To this day, twenty years after the release of …And Out Come The Wolves, “The Way I Feel” plays like the most heartbreaking, raging punk song I know. Lyrically, the song is perfectly conflicted as Armstrong and Frederiksen trade lines one-for-one and wrestle with the ideas of “like,” “love” and “abandonment” as well as how to feel all of them when you’re faced with them (check out lines like “If I knew then what I know that/ It would all turn out like this/ I’d sit back and I’d watch you squirm/ Cause you say I’m different”) while the song itself just blazes through like it might burn up if it slows down. In that way, some might guess that the authoritative voice in the song is nervous or unsure but those who have heard it already know – the voices in the song aren’t unsure, they know exactly where they’re going; the only question is how long it will take them to reach the top of the heap.

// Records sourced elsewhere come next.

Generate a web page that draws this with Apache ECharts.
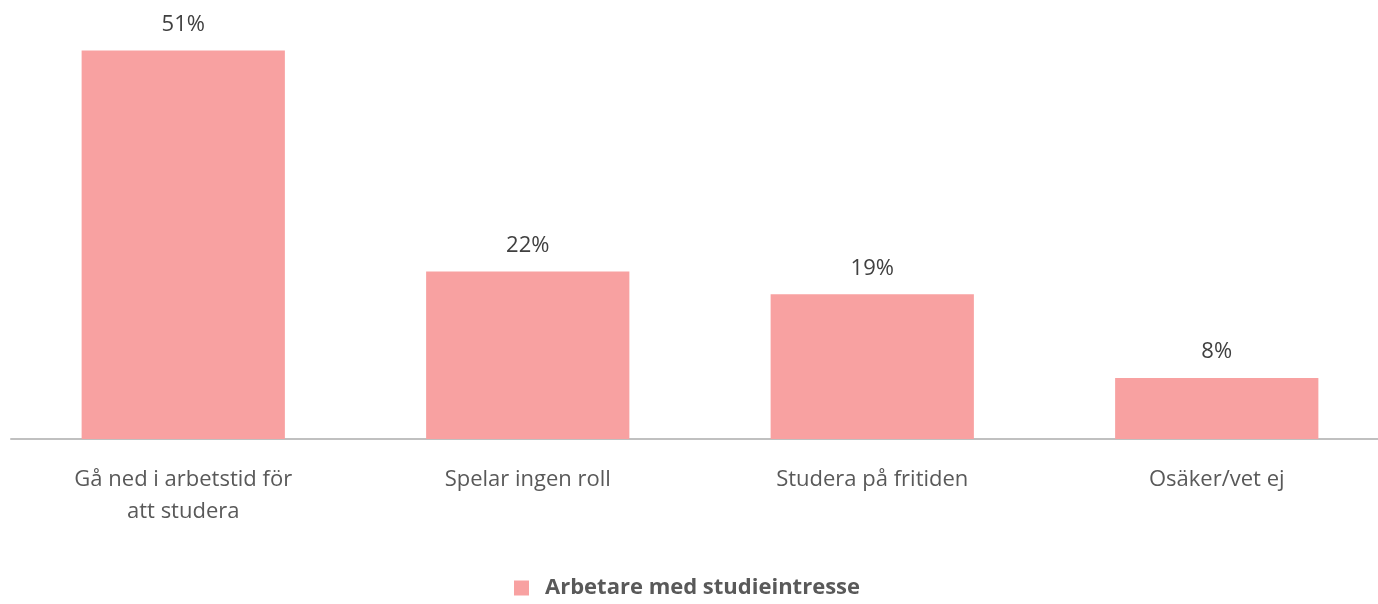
<!DOCTYPE html>
<html>
<head>
<meta charset="utf-8">
<script src="https://cdn.jsdelivr.net/npm/echarts@6/dist/echarts.min.js"></script>
<style>
  html, body { margin: 0; padding: 0; background: #fff; }
  #chart { width: 1378px; height: 604px; }
</style>
</head>
<body>
<div id="chart"></div>
<script>
const categories = ['Gå ned i arbetstid för\natt studera', 'Spelar ingen roll', 'Studera på fritiden', 'Osäker/vet ej']
const seriesName = 'Arbetare med studieintresse'
const values = [51, 22, 19, 8]

const fontFamily = '"Open Sans", Lato, sans-serif'
const chart = echarts.init(document.getElementById('chart'))
const option = {
  animation: false,
  grid: {
    left: 11,
    width: 1378,
    top: 20,
    bottom: 165,
    containLabel: false,
    outerBoundsMode: 'none'
  },
  legend: {
    bottom: 0,
    left: 509,
    icon: 'rect',
    itemWidth: 15,
    itemHeight: 15,
    itemGap: 20,
    textStyle: {
      fontFamily: fontFamily,
      fontSize: 22,
      fontWeight: 'bold',
      color: '#595959',
      padding: [0, 0, 0, 11]
    },
    data: [seriesName]
  },
  xAxis: {
    type: 'category',
    data: categories,
    axisLine: {
      lineStyle: { color: '#c0c0c0', width: 2 }
    },
    axisTick: { show: false },
    axisLabel: {
      interval: 0,
      margin: 25,
      fontFamily: fontFamily,
      fontSize: 22,
      lineHeight: 32,
      color: '#595959'
    }
  },
  yAxis: {
    type: 'value',
    min: 0,
    max: 55,
    show: false,
    splitLine: { show: false }
  },
  series: [
    {
      name: seriesName,
      type: 'bar',
      data: values,
      barWidth: '59%',
      itemStyle: { color: '#f8a1a1' },
      label: {
        show: true,
        position: 'top',
        distance: 15,
        formatter: '{c}%',
        fontFamily: fontFamily,
        fontSize: 22,
        color: '#404040'
      }
    }
  ]
}
option && chart.setOption(option)
</script>
</body>
</html>
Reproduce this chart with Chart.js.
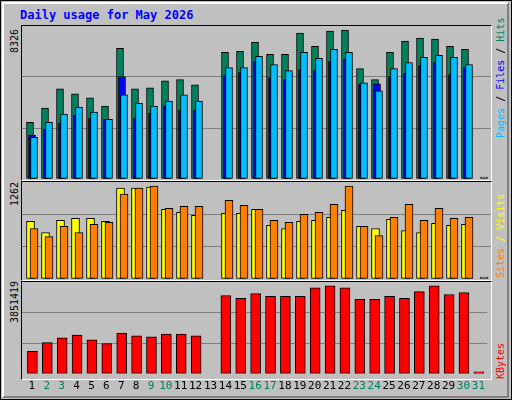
<!DOCTYPE html>
<html>
<head>
<meta charset="utf-8">
<script src="https://cdn.jsdelivr.net/npm/chart.js@4"></script>
<style>
  body { margin: 0; background: #fff; }
  #frame { position: relative; width: 510px; height: 398px; border: 1px solid #000; background: #c0c0c0; overflow: hidden;
           font-family: 'DejaVu Sans Mono', monospace; }
  #inner { position: absolute; left: 1px; top: 1px; width: 503px; height: 392px;
           border-top: 2px solid #fff; border-left: 2px solid #fff; border-right: 2px solid #808080; border-bottom: 2px solid #808080; }
  .panel { position: absolute; left: 20px; width: 469px; border-top: 1px solid #000; border-left: 1px solid #000;
           border-right: 1px solid #fff; border-bottom: 1px solid #fff; }
  canvas { position: absolute; }
  .title { position: absolute; left: 19px; top: 7px; color: #0000ff; font-weight: bold; font-size: 12px; }
  .vlab { position: absolute; transform-origin: left top; transform: rotate(-90deg); font-size: 10px; line-height: 10px; white-space: nowrap; }
</style>
</head>
<body>
<div id="frame">
  <div class="title">Daily usage for May 2026</div>
  <div id="inner"></div>
  <div class="panel" style="top:24px;height:154px"></div>
  <div class="panel" style="top:180px;height:98px"></div>
  <div class="panel" style="top:280px;height:97px"></div>
  <canvas id="c1" style="left:21px;top:25px"></canvas>
  <canvas id="c2" style="left:21px;top:181px"></canvas>
  <canvas id="c3" style="left:21px;top:281px"></canvas>
  <div class="vlab" style="left:9px;top:52px">8326</div>
  <div class="vlab" style="left:9px;top:205px">1262</div>
  <div class="vlab" style="left:9px;top:322px">3851419</div>
  <div class="vlab" style="left:495px;top:137px"><span style="color:#00bfff">Pages</span><span> / </span><span style="color:#0000ff">Files</span><span> / </span><span style="color:#00805c">Hits</span></div>
  <div class="vlab" style="left:495px;top:277px"><span style="color:#ff8000">Sites</span><span style="color:#ffff00"> / Visits</span></div>
  <div class="vlab" style="left:495px;top:378px;color:#ff0000">KBytes</div>
</div>
<script>
const days = Array.from({ length: 31 }, (_, i) => i + 1);
const weekendDays = [2, 3, 9, 10, 16, 17, 23, 24, 30, 31];

const hits  = [3088,3860,4907,4632,4411,3970,7113,4907,4963,5349,5404,5128,null,6893,6948,7444,6782,6782,7940,7223,8050,8106,6010,5404,6893,7499,7665,7610,7223,7058,0];
const files = [2261,3088,3529,3915,3639,3253,4577,4136,3970,4246,4577,4246,null,6065,6065,6672,6231,5900,6893,6562,7058,6893,5238,4797,6010,6341,6617,6727,6617,6231,0];
const pages = [2371,2702,3033,3474,3308,3253,5569,3308,3584,3970,3750,3750,null,5624,5790,6396,5514,5404,5955,5900,6396,6507,5183,5183,5569,5735,6176,6341,5680,6065,0];
const sites  = [749,605,762,789,789,749,1183,1183,1196,907,868,828,null,854,854,907,697,657,749,762,802,894,684,657,776,631,605,723,697,710,0];
const visits = [657,552,684,605,710,736,1104,1183,1209,920,947,947,null,1025,960,907,762,736,841,868,973,1209,684,565,802,973,762,920,789,802,0];
const kbytes = [942690,1306300,1508300,1629500,1427500,1265900,1710300,1589100,1548700,1669900,1669900,1589100,null,
  3285900,3164700,3366800,3245500,3245500,3245500,3609200,3690000,3609200,3124300,3124300,3245500,3164700,3447600,3690000,3326300,3407100,0];

const maxHits = 8326, maxVisits = 1262, maxKb = 3851419;

function pts(arr, off) { return arr.map((v, i) => ({ x: days[i] + off, y: v })); }
function ds(arr, off, color, width, order, extra) {
  return Object.assign({ data: pts(arr, off), backgroundColor: color, borderColor: '#000', borderWidth: 1,
    borderSkipped: false, barThickness: width, grouped: false, order: order }, extra || {});
}
function makeChart(id, w, h, datasets, max, showX) {
  const el = document.getElementById(id);
  el.width = w; el.height = h;
  el.style.width = w + 'px'; el.style.height = h + 'px';
  return new Chart(el, {
    type: 'bar',
    data: { datasets },
    options: {
      responsive: false, animation: false, events: [],
      layout: { padding: 0 },
      plugins: { legend: { display: false }, tooltip: { enabled: false } },
      scales: {
        x: { type: 'linear', min: 1 - 10 / 15, max: 1 - 10 / 15 + 469 / 15, offset: false,
             display: showX, border: { display: false }, grid: { display: false, drawTicks: false },
             afterBuildTicks: s => { s.ticks = days.map(v => ({ value: v })); },
             ticks: { padding: 6, autoSkip: false, maxRotation: 0, minRotation: 0,
                      font: { family: 'DejaVu Sans Mono', size: 11 },
                      color: c => weekendDays.includes(c.tick.value) ? '#00805c' : '#000',
                      callback: v => String(v) } },
        y: { min: 0, max: max, display: true, border: { display: false },
             ticks: { display: false, stepSize: max / 3 },
             grid: { drawTicks: false, color: c => (c.index === 1 || c.index === 2) ? '#808080' : 'rgba(0,0,0,0)' } }
      }
    }
  });
}

makeChart('c1', 469, 153, [
  ds(hits, -0.133, '#00805c', 7, 3),
  ds(pages, 0, '#0000ff', 7, 2),
  ds(files, 0.133, '#00bfff', 7, 1, { minBarLength: 2 })
], maxHits, false);

makeChart('c2', 469, 97, [
  ds(sites, -0.1, '#ffff00', 8, 2),
  ds(visits, 0.133, '#ff8000', 8, 1, { minBarLength: 2 })
], maxVisits, false);

makeChart('c3', 469, 117, [
  ds(kbytes, 0.033, '#ff0000', 10, 1, { minBarLength: 2 })
], maxKb, true);
</script>
</body>
</html>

As it would turn out, it didn’t take long at all. While ...And Out Come The Wolves did come out late of the rope drop in the nineties, it immediately placed Rancid in line with all of the frontrunners in the pack and landed the band a devoted following that they continue to keep twenty years later. Better still, it won Rancid some creative leeway and space to do what they wanted; there’s no argument that Rancid has made some mistakes and poor decisions since the release of …And Out Come The Wolves, but the album has convinced the notoriously fickle/judgemental punk rock community to cut the band some slack; they have it in them to find a way back to the brilliance which produced this album, and they’ve done it regularly on a whim in the years since as a reward for being allowed to push a few boundaries. In many ways, this 7” reissue set feels a lot like that too; after twenty years, Rancid has given their fans a definitive presentation of an album they already knew they adored, but now they have new reasons to love it all over again.